Monday, May 5, 2014

Urban garden update, May 5th.


(I'm trying something special this year and am keeping a "photo blog," telling my story mostly through images but with a bit of description added as well, concerning my first-ever year of being an urban gardener. Check the "Garden 2014" photoset at my Flickr account for the entire series, including more photos for each entry than you see here.)

May 5: Not much work today, but I did do some transplanting; I noticed that my 4-inch pots of basil and salad greens haven't seemed to have grown much lately, and when I looked at the bottom, sure enough there were tons of roots growing through the drainage hole, so I knew it was time to transfer them both into the 6-inch pots that will be their final adult homes for the rest of the season. (Apparently such plants grow to a total height of six to eight inches under ideal circumstances, so you want six to eight inches of soil depth too.) I also took the opportunity to try a tip from my Facebook friend and fellow gardener Katy, which was to simply buy a bunch of green onions at the grocery store and pot them at home; apparently you can just snip off the green parts whenever you need them, and the bulb under the soil will keep growing more stalks all year long.



But alas, even when I checked in a couple of hours later, at sunset when I move all my plants away from the windows again for another night, the onions had drooped quite dramatically; so I thought maybe that advice should actually be to cut the adult stalks first, and use in some cooking soon, then plant just the bulbs and sprouts and wait for the next round of stalks to come up. And it just so happens that my first dinner party of the year is this coming Thursday -- I'm cooking for eight -- so this giant pile of green onions will actually come in quite handy. So hooray for me!






Also took the opportunity to shoot some "in-progress" photos of everything at sunset, my favorite time to shoot images of the plants, so that in future years I can rifle through all my 2014 photos and see exactly how big everything had gotten by whatever specific date. I have to say, all ten containers I now have of edible plants are each looking great in my opinion, which is a relief since your chances indoors with plants that need a lot of sun is always iffy at best.
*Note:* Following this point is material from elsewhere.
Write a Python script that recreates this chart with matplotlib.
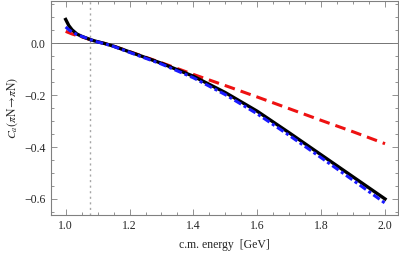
import matplotlib
import numpy as np

matplotlib.use("Agg")
import matplotlib.pyplot as plt
from matplotlib.ticker import MultipleLocator

# c.m. energy [GeV]
energy = [1.0, 1.01, 1.02, 1.035, 1.05, 1.08, 1.1, 1.12, 1.15, 1.2, 1.3, 1.4,
          1.5, 1.6, 1.7, 1.8, 1.9, 2.0]
ca_black = [0.092, 0.068, 0.052, 0.036, 0.027, 0.013, 0.006, 0.0, -0.011,
            -0.033, -0.077, -0.127, -0.19, -0.262, -0.345, -0.43, -0.515, -0.6]
ca_red = [0.046, 0.041, 0.036, 0.030, 0.025, 0.013, 0.006, 0.0, -0.011,
          -0.032, -0.075, -0.12, -0.163, -0.207, -0.252, -0.297, -0.341, -0.387]
ca_blue = [0.063, 0.052, 0.044, 0.034, 0.027, 0.013, 0.005, -0.001, -0.012,
           -0.035, -0.08, -0.133, -0.198, -0.272, -0.355, -0.441, -0.528, -0.616]
threshold = 1.077

plt.rcParams["font.family"] = ["Liberation Serif", "DejaVu Serif"]
plt.rcParams["mathtext.fontset"] = "stix"

fig = plt.figure(figsize=(3.99, 2.56), dpi=100)
ax = fig.add_axes([0.127, 0.16, 0.87, 0.838])

ax.axhline(0.0, color="0.45", linewidth=0.7, zorder=1)
ax.axvline(threshold, color="0.65", linewidth=1.0, linestyle=(0, (1.5, 2.5)), zorder=1)

ax.plot(energy, ca_black, color="black", linewidth=2.4, zorder=3)
ax.plot(energy, ca_red, color="#ee1111", linewidth=2.2, linestyle=(0, (3.5, 2.0)), zorder=2)
ax.plot(energy, ca_blue, color="#1a1aff", linewidth=2.2, linestyle=(0, (2.5, 1.0, 1.0, 1.0)), zorder=4)

ax.set_xlim(0.953, 2.04)
ax.set_ylim(-0.662, 0.165)
ax.xaxis.set_major_locator(MultipleLocator(0.2))
ax.xaxis.set_minor_locator(MultipleLocator(0.05))
ax.yaxis.set_major_locator(MultipleLocator(0.2))
ax.yaxis.set_minor_locator(MultipleLocator(0.05))
ax.xaxis.set_major_formatter(matplotlib.ticker.FormatStrFormatter("%.1f"))
ax.yaxis.set_major_formatter(matplotlib.ticker.FuncFormatter(
    lambda v, p: f"{v:.1f}".replace("-", "\u2212")))

ax.tick_params(which="both", direction="in", top=True, right=True,
               color="0.5", labelsize=8.5, labelcolor="0.15")
ax.tick_params(which="major", length=4, width=0.6)
ax.tick_params(which="minor", length=2, width=0.6)
for s in ax.spines.values():
    s.set_color("0.5")
    s.set_linewidth(0.8)

ax.set_xlabel("c.m. energy  [GeV]", fontsize=8.5, color="0.15", labelpad=5)
ax.set_ylabel(r"$C_a(\pi\mathrm{N}\!\rightarrow\!\pi\mathrm{N})$", fontsize=8.5,
              color="0.15", labelpad=3)

fig.savefig("out.png", dpi=100)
It'll be interesting to see how much actual edible food I'll get out of these; that will profoundly help me determine how much to schedule in advance for next year's garden, and what kinds of goals I need to set in order to have truly self-sustaining edibles for the entire summer in 2015. (That's the future goal -- to be able to have a salad every couple of days all summer long, and make a big jar of pesto every week, using just crops from my personal garden.) By the way, as a long-term follow-up to the question from a couple of weeks ago -- of whether carbonated water really is a kind of magic elixir to plants compared to regular water, which is easy for me to provide now that I have a Sodastream here at home -- well, I think you can see the results for yourself; all these things are growing like wildfire right now, and it's pretty amazing to realize that even the oldest of the plants you're seeing here were nothing more than pebbly seeds less than two months ago. I can state for a fact, for example, that my pot of looseleaf lettuce had before the carbonated water all been laying on its sides in a wilted-looking way, which I had thought was just its natural state; but after a couple of weeks of carbonated waterings now, it's proudly sticking up in the air like a 16-year-old boy in the math class of a surprisingly hot teacher.






And speaking of seeds, I'm happy to say that every crop of my latest two rounds of seedings (4/8 and 4/28) have sprouted now at least once, although it's quite different from one case to the next; as you can see, for example, the lavender and coleus are starting to sprout up by the dozens, just these wonderfully cute little tadpole things that are spreading like wildflowers; and in a wonderfully satisfying return on investment, four out of my six moonflower seeds and four of my six morning glory seeds have all sprouted now too. But it's still only been one out of six of the sugar pea pod plants, for another example; and less than a handful of the hundred chamomile seeds I spread with my clumsy giant fingers too, even as the oldest seedings of this bunch (violas and mesclun [a French salad mix], from April 8th) are getting very close to being ready to transplant into their transitory four-inch peat-paper pots.


Oh, and look how sad that palm looks all alone in that big white space over in the corner! How wonderfully would a big, bushy, but cheap fern look matched up with it on the radiator there, growing horizontally as the palm grows vertically, and the rest of that wall space filled with some picture frames I'm hanging soon? I think, in fact, a big ol' cheap basic fern is next on my list of major acquisitions from a store, although doubtfully in time for the dinner party on Thursday. Drat!